Но, кроме того, наличествует некая поливариантность, сохранность множественности модусов бытия, попытка делать не только то, чего от тебя ждут и что тебе больше всего удается, но и нечто сложное, с какой-то точки зрения смешное, но сохраняющее форму «запасного аэродрома», форму того, что вроде бы и не пристало взрослому человеку (сколько можно жить двойной жизнью?). Но проблема заключается в том, что жить двойной жизнью бессмысленно – нужно жить жизнью как минимум тройной. В любом случае эта сохранность есть своего рода стратегия, по-видимому, простая, но в действительности чрезвычайно сложная, ибо бытие-к-смерти всех нас инициирует как субъектов, и мы превозмогаем, преодолеваем свою неминуемую смертность. И эти жесты воистину красивы и достойны человека, как и попытки лихорадочного осмысления мира. Но среди них безнадежная попытка наращивания постамента, пьедестала, расширения своей площадки, с которой ты будешь вещать. Эта попытка, с одной стороны, абсолютно тупиковая, но, с другой стороны, она инсталлирована как часть Weltlauf, как говорит, Гегель, поскольку она освобождает место для нового. Вот человек заслуженный-перезаслуженный, он уже приподнялся на пьедестале, именно сейчас общество наделяет его правом говорить, выносить вердикты, но в действительности мы понимаем, что витальность потихоньку выветрилась оттуда, навсегда покинула это тело и по-настоящему интересным остается только тот, кто эту витальность сохранил, кто не распределил своё бытие без остатка по динамическим стереотипам.
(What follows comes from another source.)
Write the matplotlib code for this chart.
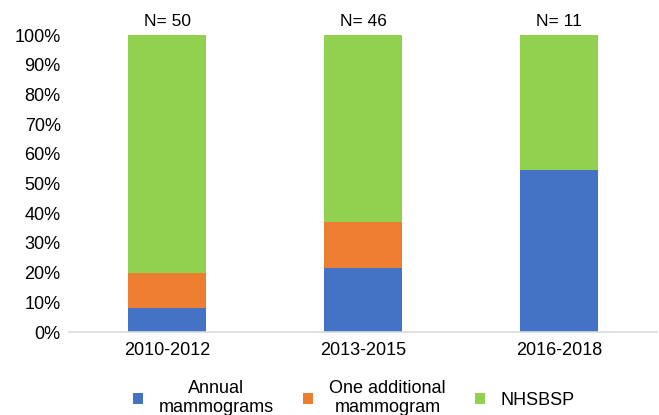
import matplotlib
matplotlib.use("Agg")
import matplotlib.pyplot as plt
import numpy as np
from matplotlib.patches import Patch

plt.rcParams['font.family'] = ['Liberation Sans', 'DejaVu Sans']

categories = ["2010-2012", "2013-2015", "2016-2018"]
n_labels = ["N= 50", "N= 46", "N= 11"]
annual = [8.0, 21.7, 54.5]
one_additional = [12.0, 15.2, 0.0]
nhsbsp = [80.0, 63.1, 45.5]
series_names = ["Annual\nmammograms", "One additional\nmammogram", "NHSBSP"]
colors = ["#4472C4", "#ED7D31", "#92D050"]

fig = plt.figure(figsize=(6.59, 4.15), dpi=100)
ax = fig.add_axes([69/659, 1-332/415, (657-69)/659, (332-35)/415])

x = np.arange(len(categories))
w = 0.4
bottom = np.zeros(len(categories))
for vals, c, name in zip([annual, one_additional, nhsbsp], colors, series_names):
    ax.bar(x, vals, w, bottom=bottom, color=c, label=name, edgecolor='none')
    bottom += np.array(vals)

for xi, lab, tot in zip(x, n_labels, bottom):
    ax.text(xi, tot + 2, lab, ha='center', va='bottom', fontsize=12.5)

ax.set_xlim(-0.5, len(categories) - 0.5)
ax.set_ylim(0, 100)
ax.set_yticks(np.arange(0, 101, 10))
ax.set_yticklabels([f"{v}%" for v in range(0, 101, 10)])
ax.set_xticks(x)
ax.set_xticklabels(categories)
ax.tick_params(axis='both', length=0, labelsize=13)
ax.tick_params(axis='y', pad=6)
ax.tick_params(axis='x', pad=7)
for s in ['top', 'right', 'left']:
    ax.spines[s].set_visible(False)
ax.spines['bottom'].set_color('#d9d9d9')
ax.spines['bottom'].set_linewidth(1.2)

handles = [Patch(facecolor=c, edgecolor='none') for c in colors]
leg = fig.legend(handles, series_names, loc='center', ncol=3,
                 bbox_to_anchor=(0.537, 0.04), frameon=False, fontsize=13,
                 handlelength=0.55, handleheight=0.55, handletextpad=0.9,
                 columnspacing=1.6, labelspacing=0.2)
for t in leg.get_texts():
    t.set_multialignment('center')
    t.set_linespacing(1.15)

fig.savefig("out.png", dpi=100)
К.П.: Образ «наращивания пьедестала» напоминает нам о термитниках. Мой сын, которому уже было за тридцать, как-то сказал: «Отец, ты заметил, что те, кому больше тридцати, уже мертвы? Они только по видимости живые». Этот критический (и самокритический!) пафос существует на уровне мифологии. Ведь тогда всё общество можно разделить на две части: те, кому до тридцати лет, и те, кто уже мертвы.


А. С.: Это деление вряд ли хронологическое, скорее здесь имеет место некая детекция детальности. Вот локация вампира: он смотрит, где есть ещё живое, теплая кровь, и идёт туда, потому что там витальность, сгусток жизни. Если кто-то уже находится на этой стороне, то сработают локаторы, и вампир такого не тронет. Его не интересует консервированное, мертвечина, его интересует только максимизация присутствия. Также и здесь: у каждого из нас есть внутренние локаторы, которые безотносительно к физическому возрасту дают информацию, в какой степени человек жив.


К.П.: Я бы хотел вернуться к образу Давидика. Там ведь присутствовал ещё один персонаж, а именно поэт Иван Жданов. Ведь он как раз выступал с позиций далеко зашедшей экзистенциальной онкологии.


А. С.: Но он же, напротив, отверг все условности, проявил максимальную подлинность…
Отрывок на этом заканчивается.